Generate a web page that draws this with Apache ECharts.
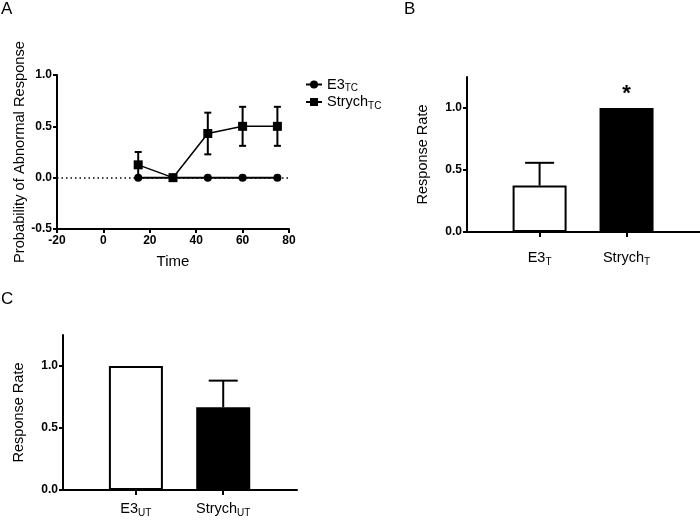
<!DOCTYPE html>
<html><head><meta charset="utf-8">
<script src="https://cdn.jsdelivr.net/npm/echarts@6/dist/echarts.min.js"></script>
<style>html,body{margin:0;padding:0;background:#fff}#c{width:700px;height:522px}</style>
</head><body><div id="c"></div>
<script>
// ---- Panel A data ----
const timeA = [15, 30, 45, 60, 75];
const e3TC = [0, 0, 0, 0, 0];
const strychTC = [0.125, 0, 0.43, 0.5, 0.5];
const strychTCErr = [0.125, 0, 0.203, 0.19, 0.19];
const xTicksA = [-20, 0, 20, 40, 60, 80];
const yTicksA = [-0.5, 0, 0.5, 1.0];
// ---- Panel B data ----
const catB = ['E3', 'Strych'];
const subB = 'T';
const valB = [0.375, 1.0];
const errB = [0.183, 0];
const sigB = ['', '*'];
// ---- Panel C data ----
const catC = ['E3', 'Strych'];
const subC = 'UT';
const valC = [1.0, 0.667];
const errC = [0, 0.215];
const yTicksBar = [0, 0.5, 1.0];

const FF = 'Liberation Sans, Arial, sans-serif';
const barPos = catB.map((_, i) => i + 1);

function axisCommon() {
  return {
    axisLine: {show: true, onZero: false, lineStyle: {color: '#000', width: 2}},
    axisTick: {show: true, inside: false, length: 4, lineStyle: {color: '#000', width: 2}},
    splitLine: {show: false},
    axisLabel: {color: '#000', fontFamily: FF, fontSize: 12, fontWeight: 'bold', margin: 6}
  };
}
const richSub = {
  base: {fontFamily: FF, fontSize: 14.5, color: '#000'},
  sub: {fontFamily: FF, fontSize: 10, color: '#000', padding: [8, 0, 0, 0]}
};

function errRender(halfCap, twoSided) {
  return function (params, api) {
    const x = api.value(0), m = api.value(1), e = api.value(2);
    if (!e) return {type: 'group', children: []};
    const top = api.coord([x, m + e]);
    const bot = twoSided ? api.coord([x, m - e]) : api.coord([x, m]);
    const st = {stroke: '#000', lineWidth: 2};
    const ch = [
      {type: 'line', shape: {x1: top[0], y1: top[1], x2: bot[0], y2: bot[1]}, style: st},
      {type: 'line', shape: {x1: top[0] - halfCap, y1: top[1], x2: top[0] + halfCap, y2: top[1]}, style: st}
    ];
    if (twoSided) ch.push({type: 'line', shape: {x1: bot[0] - halfCap, y1: bot[1], x2: bot[0] + halfCap, y2: bot[1]}, style: st});
    return {type: 'group', children: ch};
  };
}

const chart = echarts.init(document.getElementById('c'), null, {renderer: 'canvas'});
const barXAxis = (gi, cats, sub, margin) => Object.assign(axisCommon(), {
  type: 'value', gridIndex: gi, min: 0.165, max: 2.845,
  axisTick: {show: true, length: 5, customValues: barPos, lineStyle: {color: '#000', width: 2}},
  axisLabel: {customValues: barPos, margin: margin, formatter: v => '{base|' + cats[Math.round(v) - 1] + '}{sub|' + sub + '}', rich: richSub}
});
const barYAxis = (gi, gap) => {
  const a = axisCommon();
  a.axisTick.customValues = yTicksBar;
  a.axisLabel.customValues = yTicksBar;
  a.axisLabel.formatter = v => v.toFixed(1);
  a.axisLabel.margin = 5;
  return Object.assign(a, {
    type: 'value', gridIndex: gi, min: 0, max: 1.25,
    name: 'Response Rate', nameLocation: 'middle', nameRotate: 90, nameGap: gap,
    nameTextStyle: {fontFamily: FF, fontSize: 14.5, color: '#000'}
  });
};
const letterStyle = {fontFamily: FF, fontSize: 17, fontWeight: 'normal', color: '#000'};

const option = {
  animation: false,
  backgroundColor: '#fff',
  title: [
    {text: 'A', left: 1, top: 1, padding: 0, textStyle: letterStyle},
    {text: 'B', left: 404, top: 1, padding: 0, textStyle: letterStyle},
    {text: 'C', left: 1, top: 291, padding: 0, textStyle: letterStyle}
  ],
  grid: [
    {left: 57, top: 75, width: 232, height: 154},
    {left: 467, top: 77, width: 233, height: 155},
    {left: 63, top: 335, width: 234, height: 155}
  ],
  legend: {
    orient: 'vertical', left: 300, top: 72, itemWidth: 16, itemHeight: 10, itemGap: 1,
    data: ['E3', 'Strych'],
    formatter: n => '{base|' + n + '}{sub|TC}',
    textStyle: {rich: richSub}
  },
  xAxis: [
    Object.assign(axisCommon(), {
      type: 'value', gridIndex: 0, min: xTicksA[0], max: xTicksA[xTicksA.length - 1], interval: 20,
      name: 'Time', nameLocation: 'middle', nameGap: 25,
      nameTextStyle: {fontFamily: FF, fontSize: 15, color: '#000'}
    }),
    barXAxis(1, catB, subB, 17),
    barXAxis(2, catC, subC, 10)
  ],
  yAxis: [
    (() => { const a = axisCommon(); a.axisLabel.formatter = v => v.toFixed(1); a.axisLabel.margin = 5;
      return Object.assign(a, {type: 'value', gridIndex: 0, min: yTicksA[0], max: yTicksA[yTicksA.length - 1], interval: 0.5,
        name: 'Probability of Abnormal Response', nameLocation: 'middle', nameRotate: 90, nameGap: 29,
        nameTextStyle: {fontFamily: FF, fontSize: 14.7, color: '#000'}}); })(),
    barYAxis(1, 37),
    barYAxis(2, 37)
  ],
  series: [
    {
      name: 'E3', type: 'line', xAxisIndex: 0, yAxisIndex: 0,
      data: timeA.map((t, i) => [t, e3TC[i]]),
      symbol: 'circle', symbolSize: 8, itemStyle: {color: '#000'}, lineStyle: {color: '#000', width: 2},
      markLine: {silent: true, symbol: 'none', label: {show: false},
        lineStyle: {color: '#000', type: [1.5, 3], width: 1.5}, data: [{yAxis: 0}]},
      z: 3
    },
    {
      name: 'Strych', type: 'line', xAxisIndex: 0, yAxisIndex: 0,
      data: timeA.map((t, i) => [t, strychTC[i]]),
      symbol: 'rect', symbolSize: 9, itemStyle: {color: '#000'}, lineStyle: {color: '#000', width: 1.5},
      z: 4
    },
    {
      type: 'custom', xAxisIndex: 0, yAxisIndex: 0, z: 4,
      data: timeA.map((t, i) => [t, strychTC[i], strychTCErr[i]]),
      renderItem: errRender(3.5, true)
    },
    {
      type: 'bar', xAxisIndex: 1, yAxisIndex: 1, barWidth: 54,
      data: valB.map((v, i) => ({
        value: [barPos[i], v],
        itemStyle: {color: i === 0 ? '#fff' : '#000', borderColor: '#000', borderWidth: 2},
        label: {show: !!sigB[i], formatter: sigB[i], position: 'top', distance: 3,
          fontFamily: FF, fontSize: 22, fontWeight: 'bold', color: '#000'}
      }))
    },
    {
      type: 'custom', xAxisIndex: 1, yAxisIndex: 1, z: 3,
      data: valB.map((v, i) => [barPos[i], v, errB[i]]),
      renderItem: errRender(14.5, false)
    },
    {
      type: 'bar', xAxisIndex: 2, yAxisIndex: 2, barWidth: 54,
      data: valC.map((v, i) => ({
        value: [barPos[i], v],
        itemStyle: {color: i === 0 ? '#fff' : '#000', borderColor: '#000', borderWidth: 2}
      }))
    },
    {
      type: 'custom', xAxisIndex: 2, yAxisIndex: 2, z: 3,
      data: valC.map((v, i) => [barPos[i], v, errC[i]]),
      renderItem: errRender(14.5, false)
    }
  ]
};
chart.setOption(option);
</script>
</body></html>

━━━━━━━━━━

### PROBLEM REQUIREMENTS
All the lines above are to be given again exactly as they read, with the pictures removed.

### FINISHED ANSWER
Generate a web page that draws this with Apache ECharts.
<!DOCTYPE html>
<html><head><meta charset="utf-8">
<script src="https://cdn.jsdelivr.net/npm/echarts@6/dist/echarts.min.js"></script>
<style>html,body{margin:0;padding:0;background:#fff}#c{width:700px;height:522px}</style>
</head><body><div id="c"></div>
<script>
// ---- Panel A data ----
const timeA = [15, 30, 45, 60, 75];
const e3TC = [0, 0, 0, 0, 0];
const strychTC = [0.125, 0, 0.43, 0.5, 0.5];
const strychTCErr = [0.125, 0, 0.203, 0.19, 0.19];
const xTicksA = [-20, 0, 20, 40, 60, 80];
const yTicksA = [-0.5, 0, 0.5, 1.0];
// ---- Panel B data ----
const catB = ['E3', 'Strych'];
const subB = 'T';
const valB = [0.375, 1.0];
const errB = [0.183, 0];
const sigB = ['', '*'];
// ---- Panel C data ----
const catC = ['E3', 'Strych'];
const subC = 'UT';
const valC = [1.0, 0.667];
const errC = [0, 0.215];
const yTicksBar = [0, 0.5, 1.0];

const FF = 'Liberation Sans, Arial, sans-serif';
const barPos = catB.map((_, i) => i + 1);

function axisCommon() {
  return {
    axisLine: {show: true, onZero: false, lineStyle: {color: '#000', width: 2}},
    axisTick: {show: true, inside: false, length: 4, lineStyle: {color: '#000', width: 2}},
    splitLine: {show: false},
    axisLabel: {color: '#000', fontFamily: FF, fontSize: 12, fontWeight: 'bold', margin: 6}
  };
}
const richSub = {
  base: {fontFamily: FF, fontSize: 14.5, color: '#000'},
  sub: {fontFamily: FF, fontSize: 10, color: '#000', padding: [8, 0, 0, 0]}
};

function errRender(halfCap, twoSided) {
  return function (params, api) {
    const x = api.value(0), m = api.value(1), e = api.value(2);
    if (!e) return {type: 'group', children: []};
    const top = api.coord([x, m + e]);
    const bot = twoSided ? api.coord([x, m - e]) : api.coord([x, m]);
    const st = {stroke: '#000', lineWidth: 2};
    const ch = [
      {type: 'line', shape: {x1: top[0], y1: top[1], x2: bot[0], y2: bot[1]}, style: st},
      {type: 'line', shape: {x1: top[0] - halfCap, y1: top[1], x2: top[0] + halfCap, y2: top[1]}, style: st}
    ];
    if (twoSided) ch.push({type: 'line', shape: {x1: bot[0] - halfCap, y1: bot[1], x2: bot[0] + halfCap, y2: bot[1]}, style: st});
    return {type: 'group', children: ch};
  };
}

const chart = echarts.init(document.getElementById('c'), null, {renderer: 'canvas'});
const barXAxis = (gi, cats, sub, margin) => Object.assign(axisCommon(), {
  type: 'value', gridIndex: gi, min: 0.165, max: 2.845,
  axisTick: {show: true, length: 5, customValues: barPos, lineStyle: {color: '#000', width: 2}},
  axisLabel: {customValues: barPos, margin: margin, formatter: v => '{base|' + cats[Math.round(v) - 1] + '}{sub|' + sub + '}', rich: richSub}
});
const barYAxis = (gi, gap) => {
  const a = axisCommon();
  a.axisTick.customValues = yTicksBar;
  a.axisLabel.customValues = yTicksBar;
  a.axisLabel.formatter = v => v.toFixed(1);
  a.axisLabel.margin = 5;
  return Object.assign(a, {
    type: 'value', gridIndex: gi, min: 0, max: 1.25,
    name: 'Response Rate', nameLocation: 'middle', nameRotate: 90, nameGap: gap,
    nameTextStyle: {fontFamily: FF, fontSize: 14.5, color: '#000'}
  });
};
const letterStyle = {fontFamily: FF, fontSize: 17, fontWeight: 'normal', color: '#000'};

const option = {
  animation: false,
  backgroundColor: '#fff',
  title: [
    {text: 'A', left: 1, top: 1, padding: 0, textStyle: letterStyle},
    {text: 'B', left: 404, top: 1, padding: 0, textStyle: letterStyle},
    {text: 'C', left: 1, top: 291, padding: 0, textStyle: letterStyle}
  ],
  grid: [
    {left: 57, top: 75, width: 232, height: 154},
    {left: 467, top: 77, width: 233, height: 155},
    {left: 63, top: 335, width: 234, height: 155}
  ],
  legend: {
    orient: 'vertical', left: 300, top: 72, itemWidth: 16, itemHeight: 10, itemGap: 1,
    data: ['E3', 'Strych'],
    formatter: n => '{base|' + n + '}{sub|TC}',
    textStyle: {rich: richSub}
  },
  xAxis: [
    Object.assign(axisCommon(), {
      type: 'value', gridIndex: 0, min: xTicksA[0], max: xTicksA[xTicksA.length - 1], interval: 20,
      name: 'Time', nameLocation: 'middle', nameGap: 25,
      nameTextStyle: {fontFamily: FF, fontSize: 15, color: '#000'}
    }),
    barXAxis(1, catB, subB, 17),
    barXAxis(2, catC, subC, 10)
  ],
  yAxis: [
    (() => { const a = axisCommon(); a.axisLabel.formatter = v => v.toFixed(1); a.axisLabel.margin = 5;
      return Object.assign(a, {type: 'value', gridIndex: 0, min: yTicksA[0], max: yTicksA[yTicksA.length - 1], interval: 0.5,
        name: 'Probability of Abnormal Response', nameLocation: 'middle', nameRotate: 90, nameGap: 29,
        nameTextStyle: {fontFamily: FF, fontSize: 14.7, color: '#000'}}); })(),
    barYAxis(1, 37),
    barYAxis(2, 37)
  ],
  series: [
    {
      name: 'E3', type: 'line', xAxisIndex: 0, yAxisIndex: 0,
      data: timeA.map((t, i) => [t, e3TC[i]]),
      symbol: 'circle', symbolSize: 8, itemStyle: {color: '#000'}, lineStyle: {color: '#000', width: 2},
      markLine: {silent: true, symbol: 'none', label: {show: false},
        lineStyle: {color: '#000', type: [1.5, 3], width: 1.5}, data: [{yAxis: 0}]},
      z: 3
    },
    {
      name: 'Strych', type: 'line', xAxisIndex: 0, yAxisIndex: 0,
      data: timeA.map((t, i) => [t, strychTC[i]]),
      symbol: 'rect', symbolSize: 9, itemStyle: {color: '#000'}, lineStyle: {color: '#000', width: 1.5},
      z: 4
    },
    {
      type: 'custom', xAxisIndex: 0, yAxisIndex: 0, z: 4,
      data: timeA.map((t, i) => [t, strychTC[i], strychTCErr[i]]),
      renderItem: errRender(3.5, true)
    },
    {
      type: 'bar', xAxisIndex: 1, yAxisIndex: 1, barWidth: 54,
      data: valB.map((v, i) => ({
        value: [barPos[i], v],
        itemStyle: {color: i === 0 ? '#fff' : '#000', borderColor: '#000', borderWidth: 2},
        label: {show: !!sigB[i], formatter: sigB[i], position: 'top', distance: 3,
          fontFamily: FF, fontSize: 22, fontWeight: 'bold', color: '#000'}
      }))
    },
    {
      type: 'custom', xAxisIndex: 1, yAxisIndex: 1, z: 3,
      data: valB.map((v, i) => [barPos[i], v, errB[i]]),
      renderItem: errRender(14.5, false)
    },
    {
      type: 'bar', xAxisIndex: 2, yAxisIndex: 2, barWidth: 54,
      data: valC.map((v, i) => ({
        value: [barPos[i], v],
        itemStyle: {color: i === 0 ? '#fff' : '#000', borderColor: '#000', borderWidth: 2}
      }))
    },
    {
      type: 'custom', xAxisIndex: 2, yAxisIndex: 2, z: 3,
      data: valC.map((v, i) => [barPos[i], v, errC[i]]),
      renderItem: errRender(14.5, false)
    }
  ]
};
chart.setOption(option);
</script>
</body></html>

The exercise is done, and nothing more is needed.